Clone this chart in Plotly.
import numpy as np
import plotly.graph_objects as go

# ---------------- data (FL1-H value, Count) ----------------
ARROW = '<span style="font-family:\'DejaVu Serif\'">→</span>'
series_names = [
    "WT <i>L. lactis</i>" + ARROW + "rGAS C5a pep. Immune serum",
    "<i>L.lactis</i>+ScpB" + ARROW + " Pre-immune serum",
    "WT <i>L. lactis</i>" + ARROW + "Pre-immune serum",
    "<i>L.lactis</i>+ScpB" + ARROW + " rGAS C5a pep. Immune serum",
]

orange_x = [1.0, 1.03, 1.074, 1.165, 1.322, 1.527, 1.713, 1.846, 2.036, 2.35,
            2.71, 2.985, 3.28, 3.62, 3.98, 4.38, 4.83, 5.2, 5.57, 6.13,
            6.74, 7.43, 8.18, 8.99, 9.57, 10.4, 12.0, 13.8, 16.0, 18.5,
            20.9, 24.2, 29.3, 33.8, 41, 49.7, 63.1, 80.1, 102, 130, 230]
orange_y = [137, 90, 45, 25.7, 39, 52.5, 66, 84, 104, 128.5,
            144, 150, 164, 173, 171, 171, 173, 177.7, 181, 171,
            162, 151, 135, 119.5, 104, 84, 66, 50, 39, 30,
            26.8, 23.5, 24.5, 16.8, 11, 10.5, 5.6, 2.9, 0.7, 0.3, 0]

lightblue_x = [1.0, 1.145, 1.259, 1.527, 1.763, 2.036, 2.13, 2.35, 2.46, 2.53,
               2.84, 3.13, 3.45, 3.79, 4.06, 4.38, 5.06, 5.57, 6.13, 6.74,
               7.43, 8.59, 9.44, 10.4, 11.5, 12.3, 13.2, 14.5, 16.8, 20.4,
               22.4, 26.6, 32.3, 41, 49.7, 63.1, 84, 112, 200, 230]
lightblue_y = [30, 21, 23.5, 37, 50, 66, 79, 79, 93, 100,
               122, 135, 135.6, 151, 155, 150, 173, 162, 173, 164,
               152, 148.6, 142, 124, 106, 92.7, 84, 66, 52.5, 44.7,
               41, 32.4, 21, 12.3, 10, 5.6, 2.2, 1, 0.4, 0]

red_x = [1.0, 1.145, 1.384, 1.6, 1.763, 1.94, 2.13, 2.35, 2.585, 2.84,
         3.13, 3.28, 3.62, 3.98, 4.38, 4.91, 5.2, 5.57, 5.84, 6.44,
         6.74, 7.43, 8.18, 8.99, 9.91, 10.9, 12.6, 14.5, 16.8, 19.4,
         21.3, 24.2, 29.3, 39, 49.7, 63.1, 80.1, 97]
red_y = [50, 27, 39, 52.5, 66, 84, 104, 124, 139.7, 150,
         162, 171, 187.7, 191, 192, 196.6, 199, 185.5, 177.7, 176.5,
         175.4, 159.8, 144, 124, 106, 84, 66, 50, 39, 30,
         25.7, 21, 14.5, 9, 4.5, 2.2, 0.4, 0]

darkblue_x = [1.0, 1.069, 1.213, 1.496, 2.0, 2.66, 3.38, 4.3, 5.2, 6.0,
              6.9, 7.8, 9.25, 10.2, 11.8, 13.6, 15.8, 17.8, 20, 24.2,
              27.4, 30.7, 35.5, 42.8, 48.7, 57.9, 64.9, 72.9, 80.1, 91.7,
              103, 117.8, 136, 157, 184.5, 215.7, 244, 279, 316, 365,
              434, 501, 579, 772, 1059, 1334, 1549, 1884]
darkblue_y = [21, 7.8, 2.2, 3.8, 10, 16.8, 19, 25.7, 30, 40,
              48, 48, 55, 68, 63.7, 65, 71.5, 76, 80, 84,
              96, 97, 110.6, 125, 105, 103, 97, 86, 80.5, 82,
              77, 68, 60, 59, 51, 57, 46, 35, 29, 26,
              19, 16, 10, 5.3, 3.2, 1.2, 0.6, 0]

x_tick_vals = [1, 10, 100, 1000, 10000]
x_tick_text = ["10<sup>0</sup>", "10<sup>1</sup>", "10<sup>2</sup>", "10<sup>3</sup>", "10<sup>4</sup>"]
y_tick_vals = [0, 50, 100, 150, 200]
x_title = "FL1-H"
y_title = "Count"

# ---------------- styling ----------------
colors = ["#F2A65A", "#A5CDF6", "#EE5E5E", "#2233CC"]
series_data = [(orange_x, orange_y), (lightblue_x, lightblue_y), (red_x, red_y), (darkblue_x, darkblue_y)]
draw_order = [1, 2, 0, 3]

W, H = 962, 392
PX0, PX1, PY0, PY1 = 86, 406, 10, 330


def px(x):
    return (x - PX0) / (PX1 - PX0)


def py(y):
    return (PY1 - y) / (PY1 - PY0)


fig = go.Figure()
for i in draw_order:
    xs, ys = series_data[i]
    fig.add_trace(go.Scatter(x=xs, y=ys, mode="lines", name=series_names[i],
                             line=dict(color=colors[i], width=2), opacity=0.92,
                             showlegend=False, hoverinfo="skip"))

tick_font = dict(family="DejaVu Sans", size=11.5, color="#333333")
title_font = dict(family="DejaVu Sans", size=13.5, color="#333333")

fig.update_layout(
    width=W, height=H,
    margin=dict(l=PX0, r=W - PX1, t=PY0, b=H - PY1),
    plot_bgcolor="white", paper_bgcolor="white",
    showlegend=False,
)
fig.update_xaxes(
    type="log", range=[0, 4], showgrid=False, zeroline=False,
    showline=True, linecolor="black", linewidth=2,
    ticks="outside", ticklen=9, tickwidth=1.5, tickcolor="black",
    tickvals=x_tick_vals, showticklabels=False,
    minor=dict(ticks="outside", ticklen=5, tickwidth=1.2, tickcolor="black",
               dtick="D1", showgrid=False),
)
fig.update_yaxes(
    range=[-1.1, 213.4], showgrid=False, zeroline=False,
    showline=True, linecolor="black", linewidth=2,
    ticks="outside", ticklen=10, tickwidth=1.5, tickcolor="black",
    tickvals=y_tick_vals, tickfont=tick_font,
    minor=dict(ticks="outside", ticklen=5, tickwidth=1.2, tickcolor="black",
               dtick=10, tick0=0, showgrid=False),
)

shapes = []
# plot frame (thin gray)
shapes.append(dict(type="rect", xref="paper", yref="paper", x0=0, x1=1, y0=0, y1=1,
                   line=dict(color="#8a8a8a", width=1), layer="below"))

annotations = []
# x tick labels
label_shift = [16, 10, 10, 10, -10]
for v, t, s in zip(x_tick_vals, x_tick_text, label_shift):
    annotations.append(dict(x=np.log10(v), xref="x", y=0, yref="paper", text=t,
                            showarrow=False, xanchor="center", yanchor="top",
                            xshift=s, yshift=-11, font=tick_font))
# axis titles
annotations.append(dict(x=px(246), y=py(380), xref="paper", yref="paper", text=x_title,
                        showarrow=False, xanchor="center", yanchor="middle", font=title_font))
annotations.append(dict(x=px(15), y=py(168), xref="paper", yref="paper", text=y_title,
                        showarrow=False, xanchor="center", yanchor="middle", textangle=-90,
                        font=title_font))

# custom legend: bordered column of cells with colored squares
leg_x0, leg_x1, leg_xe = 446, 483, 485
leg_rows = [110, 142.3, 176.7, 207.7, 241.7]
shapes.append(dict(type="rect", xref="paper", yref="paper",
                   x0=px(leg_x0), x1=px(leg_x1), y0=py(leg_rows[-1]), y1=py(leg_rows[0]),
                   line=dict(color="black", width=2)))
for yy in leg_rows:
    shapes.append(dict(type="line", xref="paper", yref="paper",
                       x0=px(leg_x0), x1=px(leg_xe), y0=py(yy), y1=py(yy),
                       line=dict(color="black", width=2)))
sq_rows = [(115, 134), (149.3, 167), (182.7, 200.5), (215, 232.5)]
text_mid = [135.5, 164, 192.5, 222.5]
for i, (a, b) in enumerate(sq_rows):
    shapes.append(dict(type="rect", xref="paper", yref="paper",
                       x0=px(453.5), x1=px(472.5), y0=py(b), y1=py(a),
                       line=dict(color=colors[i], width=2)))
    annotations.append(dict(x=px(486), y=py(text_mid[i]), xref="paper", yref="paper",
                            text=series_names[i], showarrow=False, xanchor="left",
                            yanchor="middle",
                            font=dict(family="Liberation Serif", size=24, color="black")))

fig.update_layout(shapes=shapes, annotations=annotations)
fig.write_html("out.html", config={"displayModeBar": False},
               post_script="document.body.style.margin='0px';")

**Task prompt:** Set down each line of the material verbatim, from the first line through the line that contains "25.7, 21, 14.5, 9, 4.5, 2.2, 0.4, 0]".

**Solution below:**
Clone this chart in Plotly.
import numpy as np
import plotly.graph_objects as go

# ---------------- data (FL1-H value, Count) ----------------
ARROW = '<span style="font-family:\'DejaVu Serif\'">→</span>'
series_names = [
    "WT <i>L. lactis</i>" + ARROW + "rGAS C5a pep. Immune serum",
    "<i>L.lactis</i>+ScpB" + ARROW + " Pre-immune serum",
    "WT <i>L. lactis</i>" + ARROW + "Pre-immune serum",
    "<i>L.lactis</i>+ScpB" + ARROW + " rGAS C5a pep. Immune serum",
]

orange_x = [1.0, 1.03, 1.074, 1.165, 1.322, 1.527, 1.713, 1.846, 2.036, 2.35,
            2.71, 2.985, 3.28, 3.62, 3.98, 4.38, 4.83, 5.2, 5.57, 6.13,
            6.74, 7.43, 8.18, 8.99, 9.57, 10.4, 12.0, 13.8, 16.0, 18.5,
            20.9, 24.2, 29.3, 33.8, 41, 49.7, 63.1, 80.1, 102, 130, 230]
orange_y = [137, 90, 45, 25.7, 39, 52.5, 66, 84, 104, 128.5,
            144, 150, 164, 173, 171, 171, 173, 177.7, 181, 171,
            162, 151, 135, 119.5, 104, 84, 66, 50, 39, 30,
            26.8, 23.5, 24.5, 16.8, 11, 10.5, 5.6, 2.9, 0.7, 0.3, 0]

lightblue_x = [1.0, 1.145, 1.259, 1.527, 1.763, 2.036, 2.13, 2.35, 2.46, 2.53,
               2.84, 3.13, 3.45, 3.79, 4.06, 4.38, 5.06, 5.57, 6.13, 6.74,
               7.43, 8.59, 9.44, 10.4, 11.5, 12.3, 13.2, 14.5, 16.8, 20.4,
               22.4, 26.6, 32.3, 41, 49.7, 63.1, 84, 112, 200, 230]
lightblue_y = [30, 21, 23.5, 37, 50, 66, 79, 79, 93, 100,
               122, 135, 135.6, 151, 155, 150, 173, 162, 173, 164,
               152, 148.6, 142, 124, 106, 92.7, 84, 66, 52.5, 44.7,
               41, 32.4, 21, 12.3, 10, 5.6, 2.2, 1, 0.4, 0]

red_x = [1.0, 1.145, 1.384, 1.6, 1.763, 1.94, 2.13, 2.35, 2.585, 2.84,
         3.13, 3.28, 3.62, 3.98, 4.38, 4.91, 5.2, 5.57, 5.84, 6.44,
         6.74, 7.43, 8.18, 8.99, 9.91, 10.9, 12.6, 14.5, 16.8, 19.4,
         21.3, 24.2, 29.3, 39, 49.7, 63.1, 80.1, 97]
red_y = [50, 27, 39, 52.5, 66, 84, 104, 124, 139.7, 150,
         162, 171, 187.7, 191, 192, 196.6, 199, 185.5, 177.7, 176.5,
         175.4, 159.8, 144, 124, 106, 84, 66, 50, 39, 30,
         25.7, 21, 14.5, 9, 4.5, 2.2, 0.4, 0]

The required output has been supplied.